When I was 14-years-old I got the chance to travel to France with my family on one of my grandpa’s buying trips. He’s an antique dealer and travels to parts of Europe about once a year to buy antiques to ship back. One of papaw’s contacts, Patrice Vetu, picked us up from the airport in Paris and we drove for little over an hour to the town of Rouen. It’s a small French town where Patrice lived and worked. Our bags were still in the car as we pulled up to a massive, somewhat run down, warehouse in a rural area on the outskirts of Rouen. Papaw didn’t want to wait to see Patrice’s inventory, so this was our first stop. We all walked into the warehouse that was full of Patrice’s antique furniture. Papaw and my parents went straight to work looking for pieces they wanted to buy while my brother and I were free to explore.

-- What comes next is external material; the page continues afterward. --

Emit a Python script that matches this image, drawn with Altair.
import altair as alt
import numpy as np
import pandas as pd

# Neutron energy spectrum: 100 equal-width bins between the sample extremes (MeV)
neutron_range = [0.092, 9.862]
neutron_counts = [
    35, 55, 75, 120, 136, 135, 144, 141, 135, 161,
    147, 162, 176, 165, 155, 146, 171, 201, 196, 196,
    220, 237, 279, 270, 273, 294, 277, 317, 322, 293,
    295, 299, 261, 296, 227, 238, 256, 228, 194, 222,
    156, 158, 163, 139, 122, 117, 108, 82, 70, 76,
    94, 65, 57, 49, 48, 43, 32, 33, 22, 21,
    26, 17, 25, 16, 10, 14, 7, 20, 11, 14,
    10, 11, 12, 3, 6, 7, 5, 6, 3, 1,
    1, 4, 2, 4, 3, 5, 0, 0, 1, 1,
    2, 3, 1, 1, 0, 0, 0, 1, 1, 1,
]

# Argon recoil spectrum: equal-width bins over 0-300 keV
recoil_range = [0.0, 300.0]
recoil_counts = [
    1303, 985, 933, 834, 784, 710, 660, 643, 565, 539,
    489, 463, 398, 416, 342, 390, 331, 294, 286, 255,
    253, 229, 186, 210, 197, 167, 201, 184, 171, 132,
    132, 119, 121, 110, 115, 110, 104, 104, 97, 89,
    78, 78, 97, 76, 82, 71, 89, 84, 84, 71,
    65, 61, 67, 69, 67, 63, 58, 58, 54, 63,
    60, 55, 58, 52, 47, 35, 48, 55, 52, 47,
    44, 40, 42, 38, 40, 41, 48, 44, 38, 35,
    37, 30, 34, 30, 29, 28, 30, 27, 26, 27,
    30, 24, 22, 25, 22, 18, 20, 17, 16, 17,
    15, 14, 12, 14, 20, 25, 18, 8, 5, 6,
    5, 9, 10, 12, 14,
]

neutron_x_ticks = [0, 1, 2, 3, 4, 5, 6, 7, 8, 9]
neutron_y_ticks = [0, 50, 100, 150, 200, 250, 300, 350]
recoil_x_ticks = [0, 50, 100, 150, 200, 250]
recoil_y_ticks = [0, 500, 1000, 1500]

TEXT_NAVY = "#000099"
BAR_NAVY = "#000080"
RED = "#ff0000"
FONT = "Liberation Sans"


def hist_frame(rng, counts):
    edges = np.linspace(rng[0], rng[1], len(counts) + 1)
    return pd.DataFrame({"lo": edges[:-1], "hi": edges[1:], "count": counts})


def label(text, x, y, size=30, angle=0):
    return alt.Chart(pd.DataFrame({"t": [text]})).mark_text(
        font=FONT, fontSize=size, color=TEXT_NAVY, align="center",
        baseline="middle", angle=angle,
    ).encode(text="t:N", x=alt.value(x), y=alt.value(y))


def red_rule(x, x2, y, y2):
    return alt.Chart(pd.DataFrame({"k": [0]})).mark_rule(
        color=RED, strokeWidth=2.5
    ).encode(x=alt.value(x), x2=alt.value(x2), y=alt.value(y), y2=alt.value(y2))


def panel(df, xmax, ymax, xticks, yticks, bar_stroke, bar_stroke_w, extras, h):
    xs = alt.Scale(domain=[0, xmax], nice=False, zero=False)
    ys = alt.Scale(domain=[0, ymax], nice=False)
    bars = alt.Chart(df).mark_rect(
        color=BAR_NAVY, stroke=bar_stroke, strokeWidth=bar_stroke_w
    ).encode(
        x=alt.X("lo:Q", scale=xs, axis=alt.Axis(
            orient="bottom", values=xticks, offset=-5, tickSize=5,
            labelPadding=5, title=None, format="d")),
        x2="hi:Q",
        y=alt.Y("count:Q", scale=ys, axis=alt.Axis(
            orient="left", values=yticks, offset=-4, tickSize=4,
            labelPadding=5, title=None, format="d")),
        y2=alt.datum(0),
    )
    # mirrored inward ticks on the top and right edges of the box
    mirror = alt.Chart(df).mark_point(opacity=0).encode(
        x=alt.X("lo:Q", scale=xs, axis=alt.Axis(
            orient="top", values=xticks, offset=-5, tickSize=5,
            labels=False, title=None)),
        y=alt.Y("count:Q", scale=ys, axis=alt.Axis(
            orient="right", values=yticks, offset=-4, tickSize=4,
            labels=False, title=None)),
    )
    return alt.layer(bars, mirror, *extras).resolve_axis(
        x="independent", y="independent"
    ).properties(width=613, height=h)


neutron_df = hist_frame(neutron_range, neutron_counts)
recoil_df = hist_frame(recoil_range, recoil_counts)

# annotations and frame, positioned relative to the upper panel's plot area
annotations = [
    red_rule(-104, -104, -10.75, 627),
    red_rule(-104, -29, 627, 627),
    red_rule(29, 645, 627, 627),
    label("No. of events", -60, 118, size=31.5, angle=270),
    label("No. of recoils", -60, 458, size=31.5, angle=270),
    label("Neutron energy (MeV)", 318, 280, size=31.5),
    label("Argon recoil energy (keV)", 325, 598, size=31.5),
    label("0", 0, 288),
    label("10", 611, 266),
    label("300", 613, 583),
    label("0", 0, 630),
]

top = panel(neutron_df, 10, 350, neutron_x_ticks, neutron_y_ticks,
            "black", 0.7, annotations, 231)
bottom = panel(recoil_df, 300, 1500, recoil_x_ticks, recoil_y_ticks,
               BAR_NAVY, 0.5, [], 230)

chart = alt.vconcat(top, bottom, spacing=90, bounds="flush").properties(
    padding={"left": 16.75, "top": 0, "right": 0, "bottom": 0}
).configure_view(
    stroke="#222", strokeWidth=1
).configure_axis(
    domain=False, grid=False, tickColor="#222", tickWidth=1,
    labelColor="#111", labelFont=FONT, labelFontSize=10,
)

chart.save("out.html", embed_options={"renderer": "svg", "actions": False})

The weathered exterior of the warehouse was deceiving. The inside was three stories of thick concrete floors supported by large concrete columns. The staircases on each corner of the rectangle building were solid concrete that had held up quite well throughout the years. I was awestruck by the enormity of the place. It looked better suited for manufacturing tanks than storing antique furniture.

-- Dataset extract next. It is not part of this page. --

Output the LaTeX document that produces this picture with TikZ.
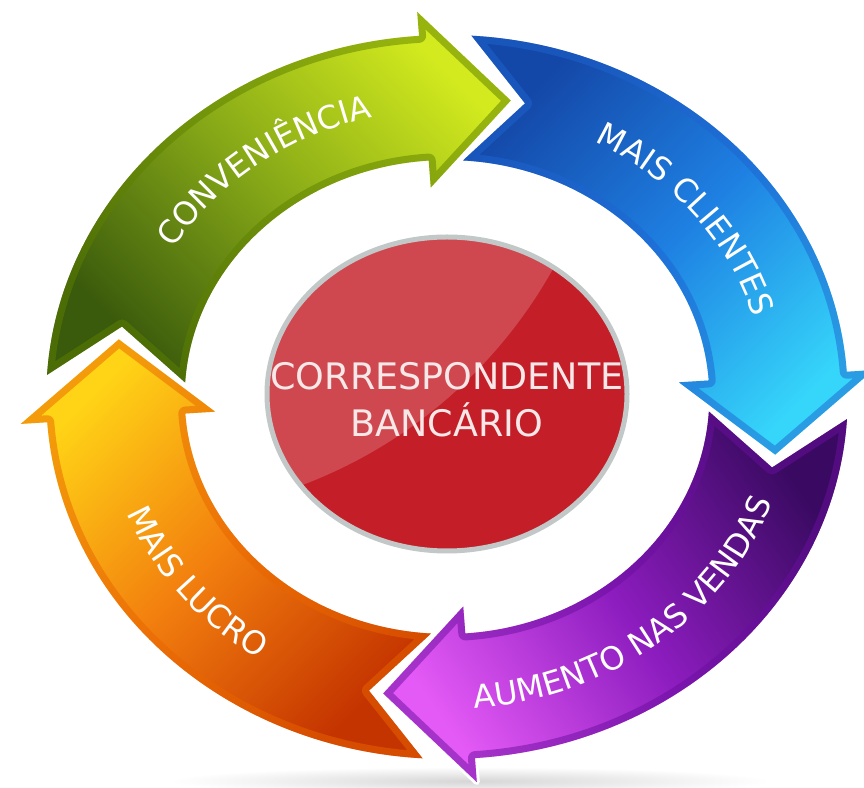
\documentclass[tikz,border=0pt]{standalone}
\usepackage{fontspec}
\setmainfont{DejaVu Sans}
\usetikzlibrary{decorations.text,shapes.geometric}
\definecolor{gDark}{HTML}{3A5A0C}
\definecolor{gMid}{HTML}{86A817}
\definecolor{gLight}{HTML}{D2EA1E}
\definecolor{gEdge}{HTML}{5E8000}
\definecolor{bDark}{HTML}{1448A8}
\definecolor{bMid}{HTML}{1E80E2}
\definecolor{bLight}{HTML}{36D6FA}
\definecolor{bEdge}{HTML}{1E64D0}
\definecolor{pDark}{HTML}{3A0A62}
\definecolor{pMid}{HTML}{8C1CBE}
\definecolor{pLight}{HTML}{E45AF6}
\definecolor{pEdge}{HTML}{6A0E9E}
\definecolor{oDark}{HTML}{C43400}
\definecolor{oMid}{HTML}{F27E0E}
\definecolor{oLight}{HTML}{FFD416}
\definecolor{oEdge}{HTML}{E86400}
\definecolor{hubRed}{HTML}{C41F28}
\definecolor{hubHi}{HTML}{D0484F}
\definecolor{hubRim}{HTML}{C2C8C8}
\definecolor{hubText}{HTML}{F6E8E8}

\newcommand\ringarrow[4]{(#1:362) arc[start angle=#1,end angle=#2,radius=362] -- (#2:386) -- (#3:302) -- (#2:210) -- (#2:237) arc[start angle=#2,end angle=#1,radius=237] -- (#4:302) -- cycle}

\newcommand\ringpiece[9]{%
  \path[draw=white,line width=6,line join=round] \ringarrow{#1}{#2}{#3}{#4};
  \shade[top color=#7,bottom color=#5,middle color=#6,shading angle=#9] \ringarrow{#1}{#2}{#3}{#4};
  \begin{scope}
    \clip \ringarrow{#1}{#2}{#3}{#4};
    \draw[#8,line width=14,opacity=.5,line join=round] \ringarrow{#1}{#2}{#3}{#4};
  \end{scope}}

\newcommand\ringfont{\fontsize{32}{32}\selectfont\color{white}}

\newcommand\ringlabel[4]{%
  \path[decorate,decoration={text along path,text align=center,text={|\ringfont|#4}}]
    ({447+1.107*(#3)*cos(#1)},{390+(#3)*sin(#1)})
    arc[start angle=#1,end angle=#2,x radius={1.107*(#3)},y radius=#3];}

\begin{document}
\begin{tikzpicture}[x=1pt,y=1pt]
\useasboundingbox (0,0) rectangle (864,787);
\fill[white] (0,0) rectangle (864,787);
\shade[inner color=black!16,outer color=white] (470,6) ellipse[x radius=300,y radius=14];

\begin{scope}[shift={(447,390)},xscale=1.107]
  % green: Convenience
  \ringpiece{176.5}{94}{79}{166.5}{gDark}{gMid}{gLight}{gEdge}{-45}
  % blue: Mais clientes
  \ringpiece{86.5}{4}{-11}{76.5}{bDark}{bMid}{bLight}{bEdge}{-135}
  % purple: Aumento nas vendas
  \ringpiece{-3.5}{-86}{-101}{-13.5}{pDark}{pMid}{pLight}{pEdge}{125}
  % orange: Mais lucro
  \ringpiece{-93.5}{-176}{-191}{-103.5}{oDark}{oMid}{oLight}{oEdge}{45}
\end{scope}

\ringlabel{167}{87}{288}{CONVENIÊNCIA}
\ringlabel{78.5}{-1.5}{288}{MAIS CLIENTES}
\ringlabel{-97}{-7}{312}{AUMENTO NAS VENDAS}
\ringlabel{178.5}{258.5}{312}{MAIS LUCRO}

% central hub
\node[ellipse,minimum width=362pt,minimum height=316pt,inner sep=0pt,fill=hubRed] (hub) at (447,393) {};
\begin{scope}
  \clip (hub.center) ellipse[x radius=180,y radius=157];
  \fill[hubHi] (132,753) circle[radius=482];
\end{scope}
\draw[hubRim,line width=5] (hub.center) ellipse[x radius=180,y radius=157];
\node[font=\fontsize{36.5}{47}\selectfont,text=hubText,align=center,inner sep=0pt] (hubtext) at (447,387) {CORRESPONDENTE\\BANCÁRIO};
\end{tikzpicture}
\end{document}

Its scale was offset only by the extraordinary amount of graffiti that creatively covered just about every surface. I walked around studying and appreciating the anonymous artwork. Each one was different in style and size. Some of them were lettering and some were detailed images or murals, but all were very colorful. Every floor was something new. The top floor was empty of furniture but littered with hundreds of used spray paint canisters and lids, which gave me a sense of what it took to paint all the graffiti. It was like nothing I had ever seen before. I would compare it the feeling one must get when they bust open an ordinary rock to discover it is a geode.

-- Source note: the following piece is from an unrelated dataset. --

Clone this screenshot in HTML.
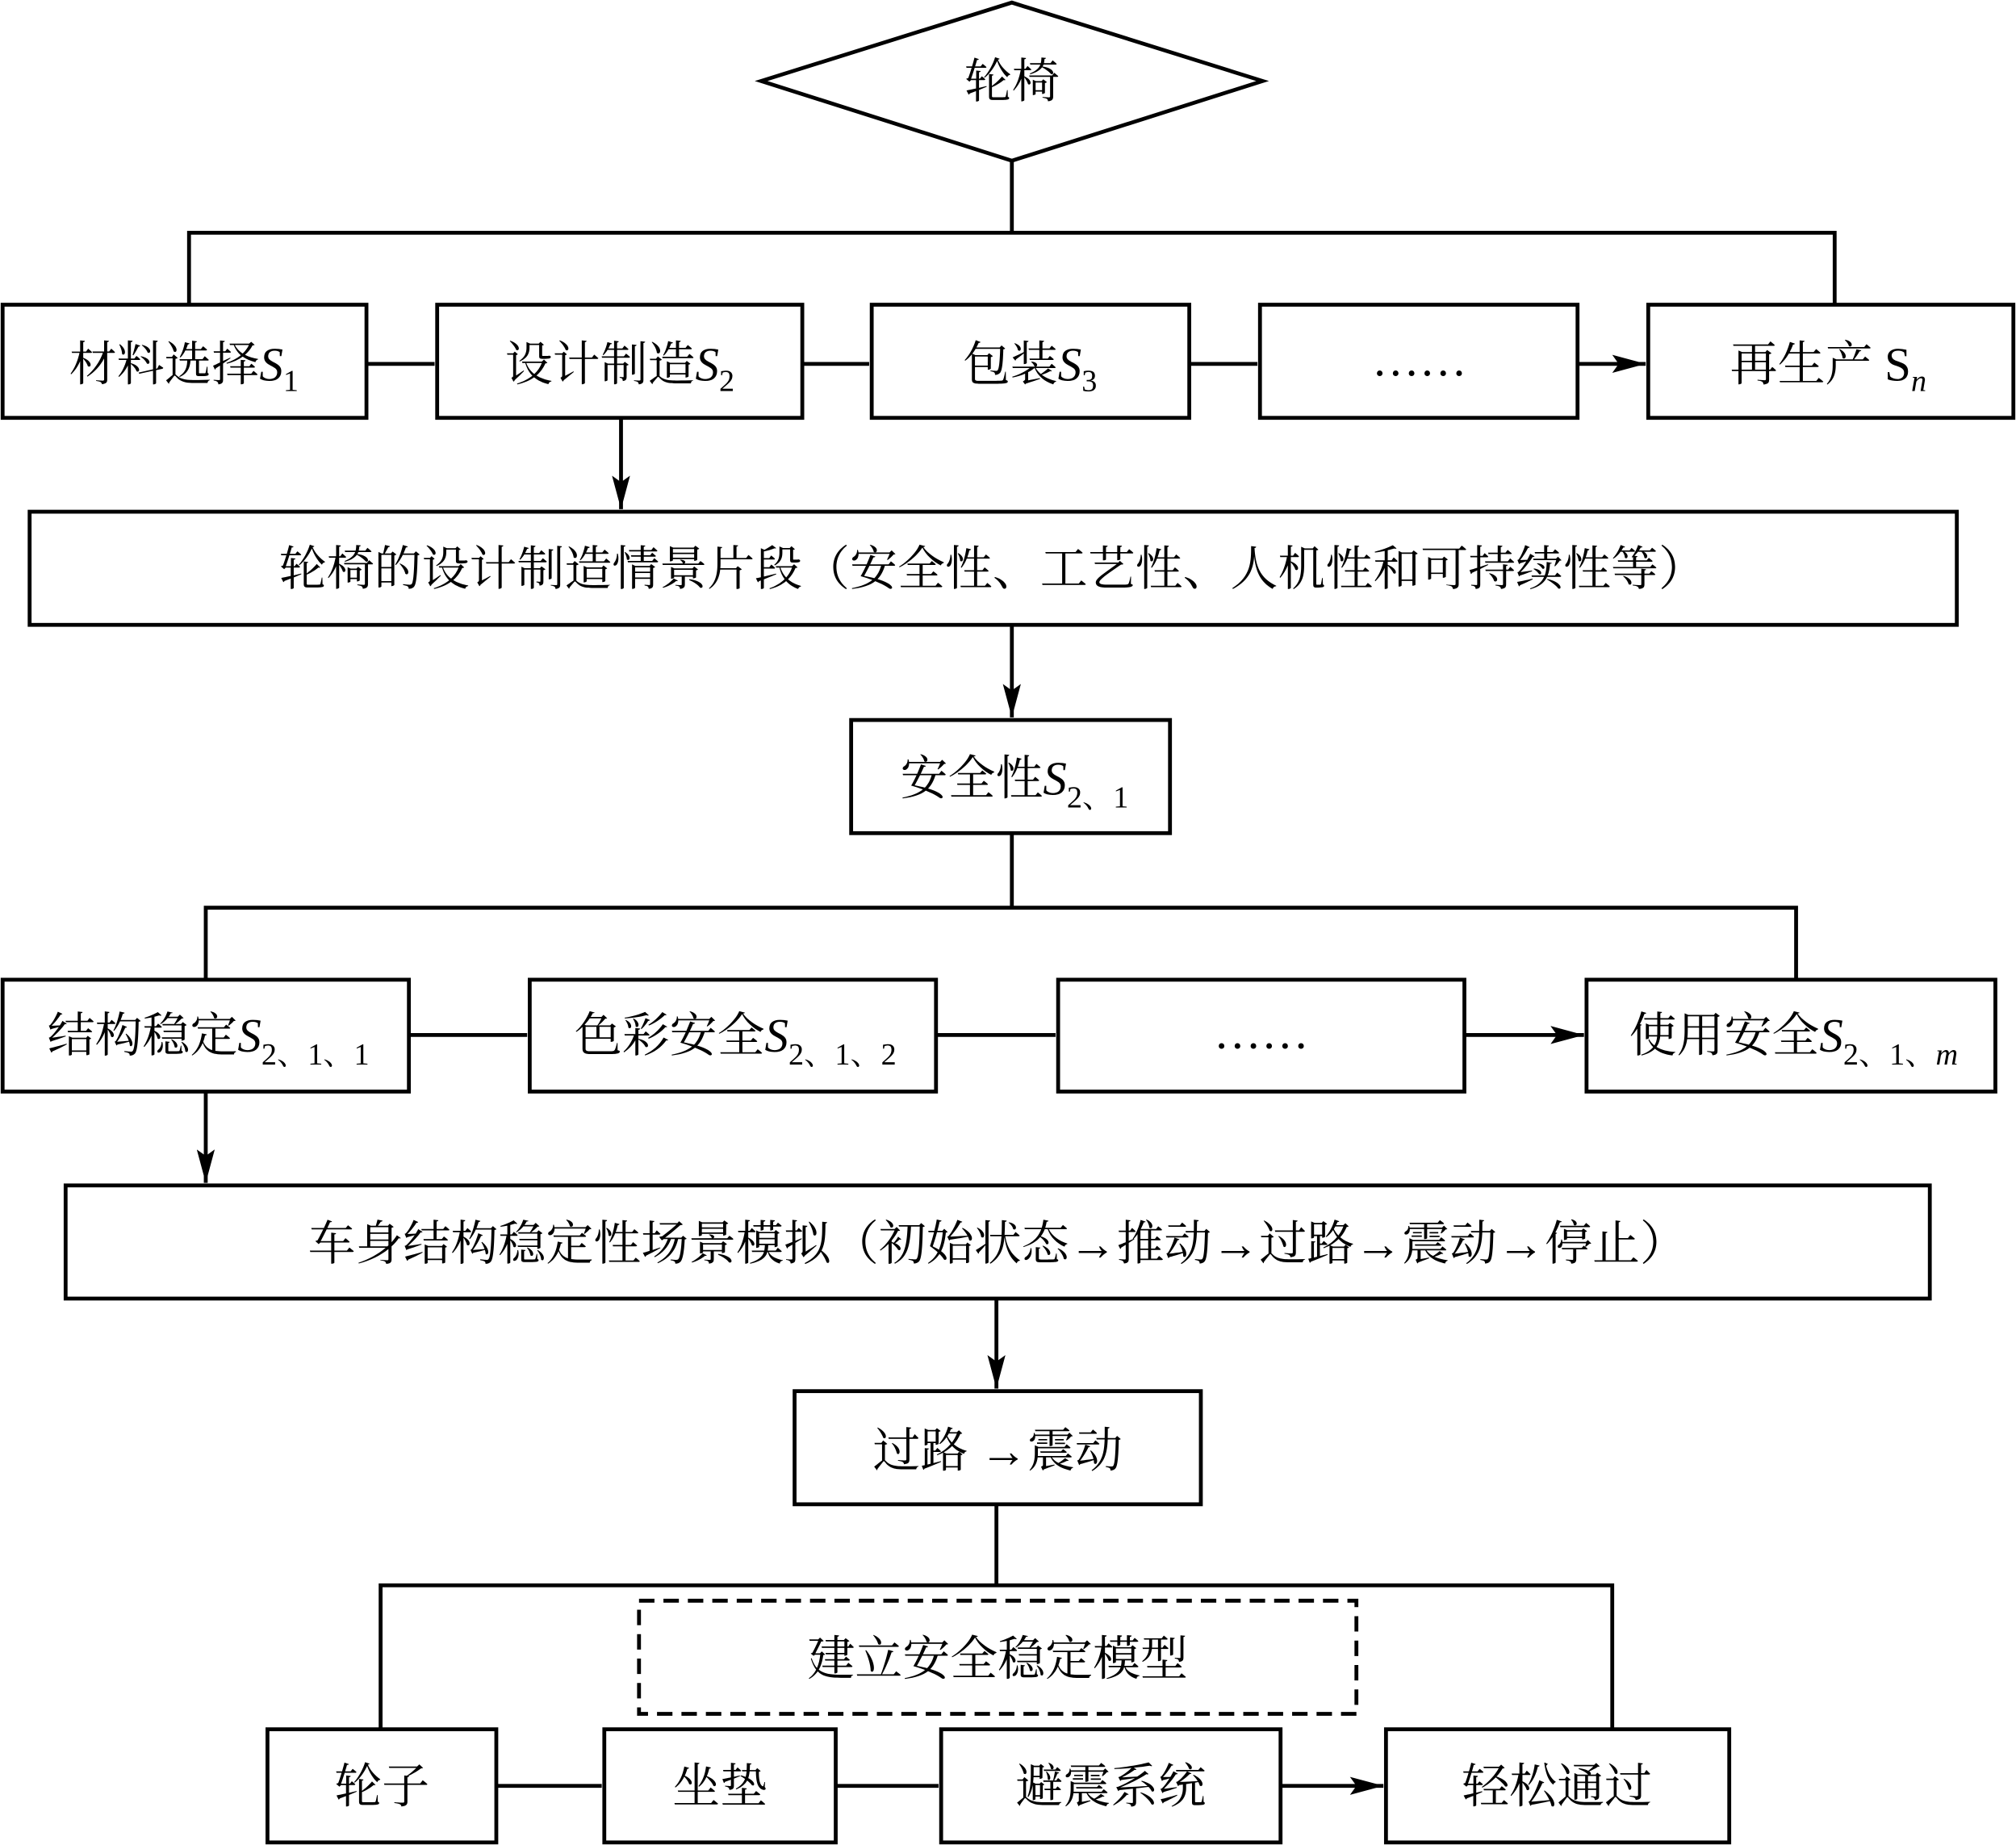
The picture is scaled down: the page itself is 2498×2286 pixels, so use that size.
<!DOCTYPE html>
<html><head><meta charset="utf-8"><style>html,body{margin:0;padding:0;background:#fff}svg{display:block}</style></head>
<body>
<svg width="2498" height="2286" viewBox="0 0 1568 1435" xmlns="http://www.w3.org/2000/svg" font-family="'Liberation Serif','Noto Serif CJK SC','Noto Sans CJK SC',serif" font-size="37">
<defs><marker id="a" markerWidth="10" markerHeight="8" refX="10" refY="4" orient="auto" markerUnits="userSpaceOnUse" viewBox="0 0 10 8"><path d="M0,0 L10,4 L0,8 z" fill="#000"/></marker>
<marker id="b" markerWidth="26" markerHeight="14" refX="26" refY="7" orient="auto" markerUnits="userSpaceOnUse"><path d="M0,0 L26,7 L0,14 L5,7 z" fill="#000"/></marker></defs>
<g fill="none" stroke="#000" stroke-width="3">
<polygon points="592,63 787,2 982,63 787,125" fill="#fff"/>
<path d="M787,125 V181 M147,237 V181 H1427 V237"/>
<rect x="2" y="237" width="283" height="88"/><rect x="340" y="237" width="284" height="88"/><rect x="678" y="237" width="247" height="88"/><rect x="980" y="237" width="247" height="88"/><rect x="1282" y="237" width="284" height="88"/>
<path d="M285,283 H338 M624,283 H676 M925,283 H978 M1227,283 H1280" marker-end="url(#b)"/>
<path d="M483,325 V396" marker-end="url(#b)"/>
<rect x="23" y="398" width="1499" height="88"/>
<path d="M787,486 V558" marker-end="url(#b)"/>
<rect x="662" y="560" width="248" height="88"/>
<path d="M787,648 V706 M160,762 V706 H1397 V762"/>
<rect x="2" y="762" width="316" height="87"/><rect x="412" y="762" width="316" height="87"/><rect x="823" y="762" width="316" height="87"/><rect x="1234" y="762" width="318" height="87"/>
<path d="M318,805 H410 M728,805 H821 M1139,805 H1232" marker-end="url(#b)"/>
<path d="M160,849 V920" marker-end="url(#b)"/>
<rect x="51" y="922" width="1450" height="88"/>
<path d="M775,1010 V1080" marker-end="url(#b)"/>
<rect x="618" y="1082" width="316" height="88"/>
<path d="M775,1170 V1233 M296,1345 V1233 H1254 V1345"/>
<rect x="497" y="1245" width="558" height="88" stroke-dasharray="12,7"/>
<rect x="208" y="1345" width="178" height="88"/><rect x="470" y="1345" width="180" height="88"/><rect x="732" y="1345" width="264" height="88"/><rect x="1078" y="1345" width="267" height="88"/>
<path d="M386,1389 H468 M650,1389 H730 M996,1389 H1076" marker-end="url(#b)"/>
</g>
<g fill="#000" text-anchor="middle">
<text x="787" y="76">轮椅</text>
<text x="143" y="296">材料选择<tspan font-style="italic">S</tspan><tspan font-size="24" dy="8">1</tspan></text>
<text x="482" y="296">设计制造<tspan font-style="italic">S</tspan><tspan font-size="24" dy="8">2</tspan></text>
<text x="801" y="296">包装<tspan font-style="italic">S</tspan><tspan font-size="24" dy="8">3</tspan></text>
<text x="1104" y="292">……</text>
<text x="1422" y="296">再生产 S<tspan font-size="24" font-style="italic" dy="8">n</tspan></text>
<text x="772" y="455">轮椅的设计制造情景片段（安全性、工艺性、人机性和可持续性等）</text>
<text x="789" y="618">安全性<tspan font-style="italic">S</tspan><tspan font-size="24" dy="10">2、1</tspan></text>
<text x="162" y="818">结构稳定<tspan font-style="italic">S</tspan><tspan font-size="24" dy="10">2、1、1</tspan></text>
<text x="572" y="818">色彩安全<tspan font-style="italic">S</tspan><tspan font-size="24" dy="10">2、1、2</tspan></text>
<text x="981" y="815">……</text>
<text x="1395" y="818">使用安全<tspan font-style="italic">S</tspan><tspan font-size="24" dy="10">2、1、<tspan font-style="italic">m</tspan></tspan></text>
<text x="776" y="980">车身结构稳定性场景模拟（初始状态→推动→过路→震动→停止）</text>
<text x="776" y="1141">过路 →震动</text>
<text x="776" y="1303">建立安全稳定模型</text>
<text x="297" y="1402">轮子</text>
<text x="560" y="1402">坐垫</text>
<text x="864" y="1402">避震系统</text>
<text x="1211" y="1402">轻松通过</text>
</g>
</svg>
</body></html>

On the second floor two large metal doors lead outside to a platform connected to a rusted fire escape. I stood out there for a moment examining the French countryside around me. It gave me a strange sensation. It was my first time in a different country. I remember looking at the aluminum siding that covered the building’s exterior. The corrugation of the tin was different from what I was familiar with back home and it reinforced the sense of unfamiliarity I was already feeling. I remember thinking how funny it was that I got culture shock from something so ordinary. The whole experience at the warehouse was totally unexpected and one of the best parts of the trip.